Penghapusan hak paten disebut akan menjadi ancaman bagi ruang kreativitas ilmiah. Pada pangkal masalah tersebut, duduk perkara harus ditempatkan secara proporsional.
Konstruksinya, (i) pandemi adalah masalah bersama, (ii) penularan terjadi melalui kontak sosial, dengan begitu upaya perlindungan harus dilakukan bagi semua.
Lebih jauh lagi, kita perlu memasukan peran swasta, (iii) institusi penelitian vaksin membutuhkan insentif sebagai bagian dari stimulus inovasi, (iv) nilai keberhasilan inovasi dikalkulasi melalui fungsi komersialisasi.
Kuasa Pengetahuan
Kritik terbesar dari Guru Besar Linguistik Amerika Serikat Noam Chomsky terkait pandemi adalah gagalnya sistem kapitalisme yang memiliki fokus pada orientasi akumulasi keuntungan, sehingga mengabaikan nilai kemanusiaan yang muncul melalui fenomena pandemi.

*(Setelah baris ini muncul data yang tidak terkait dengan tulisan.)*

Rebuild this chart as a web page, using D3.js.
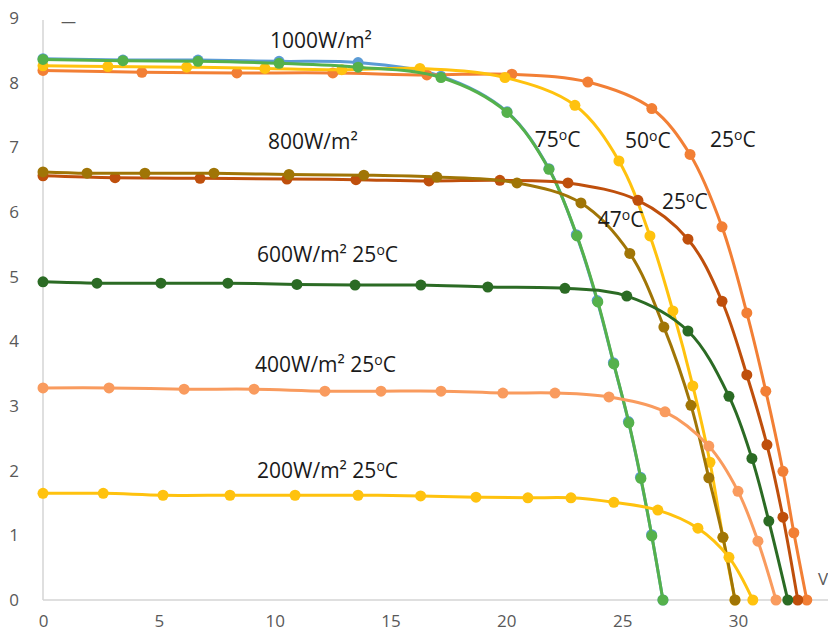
<!DOCTYPE html>
<html>
<head>
<meta charset="utf-8">
<script src="https://cdn.jsdelivr.net/npm/d3@7"></script>
<style>
  html, body { margin: 0; padding: 0; background: #fff; }
  svg { display: block; }
  .tick-label { font-family: "Open Sans", "Liberation Sans", sans-serif; font-size: 17px; fill: #595959; }
  .note { font-family: "Open Sans", "Liberation Sans", sans-serif; font-size: 21px; fill: #1a1a1a; }
</style>
</head>
<body>
<div id="chart"></div>
<script>
// I-V curves (V in volts, I in amps)
var v1000_25 = [0, 4.27, 8.37, 12.51, 16.57, 20.24, 23.52, 26.28, 27.93, 29.31, 30.38, 31.2, 31.94, 32.41, 32.97];
var i1000_25 = [8.19, 8.16, 8.15, 8.15, 8.12, 8.13, 8.01, 7.6, 6.89, 5.77, 4.44, 3.23, 1.99, 1.04, 0];

var v1000_50 = [0, 2.8, 6.2, 9.58, 12.9, 16.27, 19.94, 22.96, 24.86, 26.2, 27.19, 28.05, 28.79, 29.35, 29.87];
var i1000_50 = [8.26, 8.25, 8.24, 8.22, 8.2, 8.22, 8.08, 7.65, 6.79, 5.63, 4.47, 3.31, 2.13, 0.97, 0];

var v1000_75b = [0, 3.45, 6.69, 10.19, 13.6, 17.18, 20.03, 21.84, 23.02, 23.92, 24.62, 25.27, 25.79, 26.27, 26.76];
var i1000_75b = [8.37, 8.35, 8.35, 8.33, 8.31, 8.1, 7.55, 6.67, 5.65, 4.63, 3.67, 2.76, 1.9, 1.01, 0];

var v1000_75 = [0, 3.45, 6.69, 10.19, 13.6, 17.18, 20.03, 21.84, 23.05, 23.95, 24.64, 25.29, 25.81, 26.28, 26.76];
var i1000_75 = [8.36, 8.34, 8.33, 8.3, 8.24, 8.08, 7.54, 6.66, 5.63, 4.61, 3.65, 2.74, 1.88, 0.99, 0];

var v800_25 = [0, 3.11, 6.78, 10.53, 13.51, 16.66, 19.72, 22.66, 25.68, 27.84, 29.31, 30.38, 31.25, 31.94, 32.58];
var i800_25 = [6.56, 6.53, 6.52, 6.51, 6.5, 6.48, 6.49, 6.45, 6.18, 5.58, 4.62, 3.48, 2.4, 1.28, 0];

var v800_47 = [0, 1.9, 4.4, 7.38, 10.62, 13.85, 17.0, 20.46, 23.22, 25.33, 26.8, 27.97, 28.74, 29.35, 29.87];
var i800_47 = [6.62, 6.6, 6.6, 6.6, 6.58, 6.57, 6.54, 6.45, 6.14, 5.36, 4.22, 3.01, 1.89, 0.97, 0];

var v600_25 = [0, 2.33, 5.09, 7.98, 10.96, 13.47, 16.31, 19.2, 22.53, 25.2, 27.84, 29.61, 30.6, 31.33, 32.15];
var i600_25 = [4.92, 4.9, 4.9, 4.9, 4.88, 4.87, 4.87, 4.84, 4.82, 4.7, 4.16, 3.15, 2.19, 1.22, 0];

var v400_25 = [0, 2.85, 6.09, 9.11, 12.17, 14.59, 17.18, 19.85, 22.1, 24.43, 26.85, 28.74, 30.0, 30.86, 31.64];
var i400_25 = [3.28, 3.28, 3.26, 3.26, 3.23, 3.23, 3.23, 3.2, 3.2, 3.14, 2.91, 2.38, 1.68, 0.91, 0];

var v200_25 = [0, 2.6, 5.18, 8.07, 10.88, 13.6, 16.3, 18.69, 20.93, 22.79, 24.64, 26.54, 28.27, 29.61, 30.64];
var i200_25 = [1.65, 1.65, 1.62, 1.62, 1.62, 1.62, 1.61, 1.59, 1.58, 1.58, 1.51, 1.39, 1.11, 0.66, 0];

var xTicks = [0, 5, 10, 15, 20, 25, 30];
var yTicks = [0, 1, 2, 3, 4, 5, 6, 7, 8, 9];

// annotation text, anchored in data units (V, I)
var noteText = ["1000W/m²", "800W/m²", "75", "50", "25", "25", "47", "600W/m² 25", "400W/m² 25", "200W/m² 25"];
var noteDeg  = [false, false, true, true, true, true, true, true, true, true];
var noteV    = [9.8, 9.71, 21.23, 25.12, 28.79, 26.72, 23.95, 9.24, 9.15, 9.24];
var noteI    = [8.54, 6.97, 7.0, 6.99, 7.0, 6.05, 5.77, 5.23, 3.53, 1.89];

var width = 828, height = 632;

var x = d3.scaleLinear().domain([0, 30]).range([43, 738]);
var y = d3.scaleLinear().domain([0, 9]).range([600, 18]);

var svg = d3.select("#chart").append("svg")
    .attr("width", width)
    .attr("height", height);

// axes
var xAxis = svg.append("g")
    .attr("transform", "translate(0," + y(0) + ")")
    .call(d3.axisBottom(x).tickValues(xTicks).tickSize(0).tickPadding(15));
xAxis.select(".domain").remove();
xAxis.append("line")
    .attr("x1", x(0)).attr("x2", width)
    .attr("stroke", "#d4d4d4").attr("stroke-width", 1.5);
xAxis.selectAll(".tick text").attr("class", "tick-label").attr("fill", null);

var yAxis = svg.append("g")
    .attr("transform", "translate(" + x(0) + ",0)")
    .call(d3.axisLeft(y).tickValues(yTicks).tickSize(0).tickPadding(24));
yAxis.select(".domain").remove();
yAxis.append("line")
    .attr("y1", y(8.97)).attr("y2", y(0))
    .attr("stroke", "#d4d4d4").attr("stroke-width", 1.5);
yAxis.selectAll(".tick text").attr("class", "tick-label").attr("fill", null);

// cut-off axis titles
svg.append("text").attr("class", "tick-label")
    .attr("x", 61).attr("y", 27).style("font-size", "15px").text("—");
svg.append("text").attr("class", "tick-label")
    .attr("x", 818).attr("y", 585).text("V");

var series = [
  { v: v1000_75b, i: i1000_75b, color: "#5b9bd5" },
  { v: v1000_25, i: i1000_25, color: "#f27f35" },
  { v: v1000_50, i: i1000_50, color: "#ffc20e" },
  { v: v1000_75, i: i1000_75, color: "#55b14b" },
  { v: v800_25, i: i800_25, color: "#bf4f0c" },
  { v: v800_47, i: i800_47, color: "#a07506" },
  { v: v600_25, i: i600_25, color: "#2b6b24" },
  { v: v400_25, i: i400_25, color: "#f99b5e" },
  { v: v200_25, i: i200_25, color: "#ffc20e" }
];

var line = d3.line()
    .x(function(d) { return x(d[0]); })
    .y(function(d) { return y(d[1]); })
    .curve(d3.curveCatmullRom.alpha(0.5));

series.forEach(function(s) {
  var pts = s.v.map(function(v, k) { return [v, s.i[k]]; });
  var g = svg.append("g");
  g.append("path")
      .datum(pts)
      .attr("d", line)
      .attr("fill", "none")
      .attr("stroke", s.color)
      .attr("stroke-width", 3);
  g.selectAll("circle")
      .data(pts)
    .enter().append("circle")
      .attr("cx", function(d) { return x(d[0]); })
      .attr("cy", function(d) { return y(d[1]); })
      .attr("r", 5.5)
      .attr("fill", s.color);
});

// annotations
noteText.forEach(function(t, k) {
  var txt = svg.append("text")
      .attr("class", "note")
      .attr("x", x(noteV[k]))
      .attr("y", y(noteI[k]));
  txt.append("tspan").text(t);
  if (noteDeg[k]) {
    txt.append("tspan").attr("dy", -7).style("font-size", "14px").text("o");
    txt.append("tspan").attr("dy", 7).text("C");
  }
});
</script>
</body>
</html>
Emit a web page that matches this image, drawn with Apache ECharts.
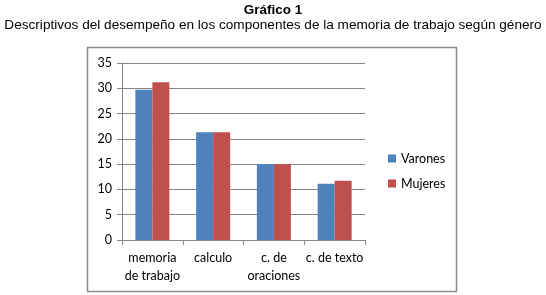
<!DOCTYPE html>
<html><head><meta charset="utf-8">
<script src="https://cdn.jsdelivr.net/npm/echarts@6/dist/echarts.min.js"></script>
<style>html,body{margin:0;padding:0;background:#fff}#c{width:546px;height:295px}</style>
</head><body><div id="c"></div>
<script>
const categories = ['memoria\nde trabajo', 'calculo', 'c. de\noraciones', 'c. de texto'];
const varones = [29.7, 21.3, 15.0, 11.1];
const mujeres = [31.2, 21.3, 15.0, 11.7];
const seriesNames = ['Varones', 'Mujeres'];

const chart = echarts.init(document.getElementById('c'), null, {renderer: 'canvas'});
const axisFont = {fontFamily: 'Lato, "Open Sans", sans-serif', fontSize: 12.5, color: '#000'};
chart.setOption({
  animation: false,
  title: [
    {text: 'Gráfico 1', left: 'center', top: -2, textStyle: {fontFamily: 'Liberation Sans, Arial', fontSize: 13.5, fontWeight: 'bold', color: '#000'}},
    {text: 'Descriptivos del desempeño en los componentes de la memoria de trabajo según género', left: 'center', top: 13, textStyle: {fontFamily: 'Liberation Sans, Arial', fontSize: 13.6, fontWeight: 'normal', color: '#000'}}
  ],
  graphic: [{type: 'rect', shape: {x: 87.5, y: 47.5, width: 369, height: 244}, style: {fill: 'none', stroke: '#8c8c8c', lineWidth: 1.5}, z: -1}],
  legend: {
    orient: 'vertical', left: 383, top: 147, itemWidth: 8, itemHeight: 8, itemGap: 12, icon: 'rect',
    textStyle: Object.assign({}, axisFont, {fontSize: 12.5}),
    data: seriesNames
  },
  grid: {left: 122, right: 181, top: 63, bottom: 55, containLabel: false},
  xAxis: {
    type: 'category', data: categories,
    axisLine: {lineStyle: {color: '#868686'}},
    axisTick: {show: true, alignWithLabel: false, lineStyle: {color: '#868686'}, length: 5},
    axisLabel: Object.assign({}, axisFont, {margin: 9, lineHeight: 18, interval: 0})
  },
  yAxis: {
    type: 'value', min: 0, max: 35, interval: 5,
    axisLine: {show: true, lineStyle: {color: '#868686'}},
    axisTick: {show: true, length: 5, lineStyle: {color: '#868686'}},
    splitLine: {lineStyle: {color: '#868686'}},
    axisLabel: Object.assign({}, axisFont, {margin: 10})
  },
  series: [
    {name: 'Varones', type: 'bar', data: varones, barGap: '0%', barCategoryGap: '44%', itemStyle: {color: '#4F81BD'}},
    {name: 'Mujeres', type: 'bar', data: mujeres, barGap: '0%', barCategoryGap: '44%', itemStyle: {color: '#C0504D'}}
  ]
});
</script></body></html>
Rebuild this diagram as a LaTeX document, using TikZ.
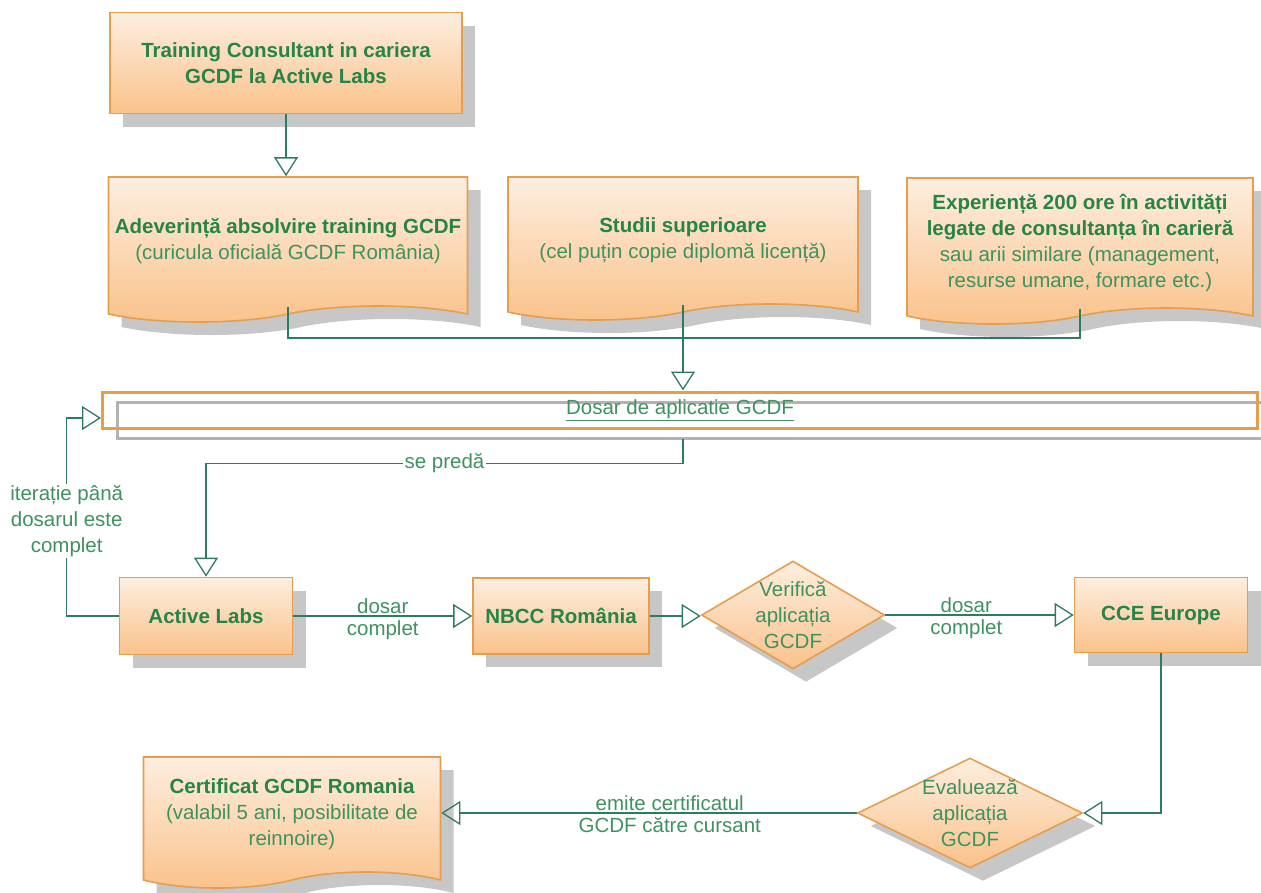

Ilmu pengetahuan adalah kekuasaan, demikian disebut filsuf Michel Foucault. Keduanya berjalan secara dialektik. Pengetahuan melahirkan kekuasaan, dan pada kelanjutannya kekuasaan dikukuhkan melalui pengetahuan.
Tidak mengherankan bila negara-negara maju seolah memiliki legitimasi semu dalam mengatur dunia, karena dominasi pengetahuan yang dimilikinya. Termasuk soal vaksin dalam pandemi.
Bagi filsuf Slavoj Zizek, pandemi mengisyaratkan perlunya peribahan tata kelola dunia. Kepemilikan menjadi pangkal persoalan, karena individualisme menjadi penghalang bagi kepentingan kolektif.
Lalu bagaimana keluar dari polemik hak paten disaat pandemi? Lagi-lagi, konsep pokoknya perlu dipahami, bahwa pandemi adalah ancaman bagi eksistensi manusia tanpa terkecuali.
Dengan berdasar hal tersebut, maka terdapat urgensi untuk bersama-sama keluar dari problematika pandemi, meski tetap perlu memperhitungkan keterlibatan peran swasta.
Dimungkinkan terdapat opsi solusi dalam menghilangkan paten serta berbagi formula bagi akses produksi vaksin Covid-19, yang hingga kini masih berstatus pandemi serta melanda seluruh penjuru dunia.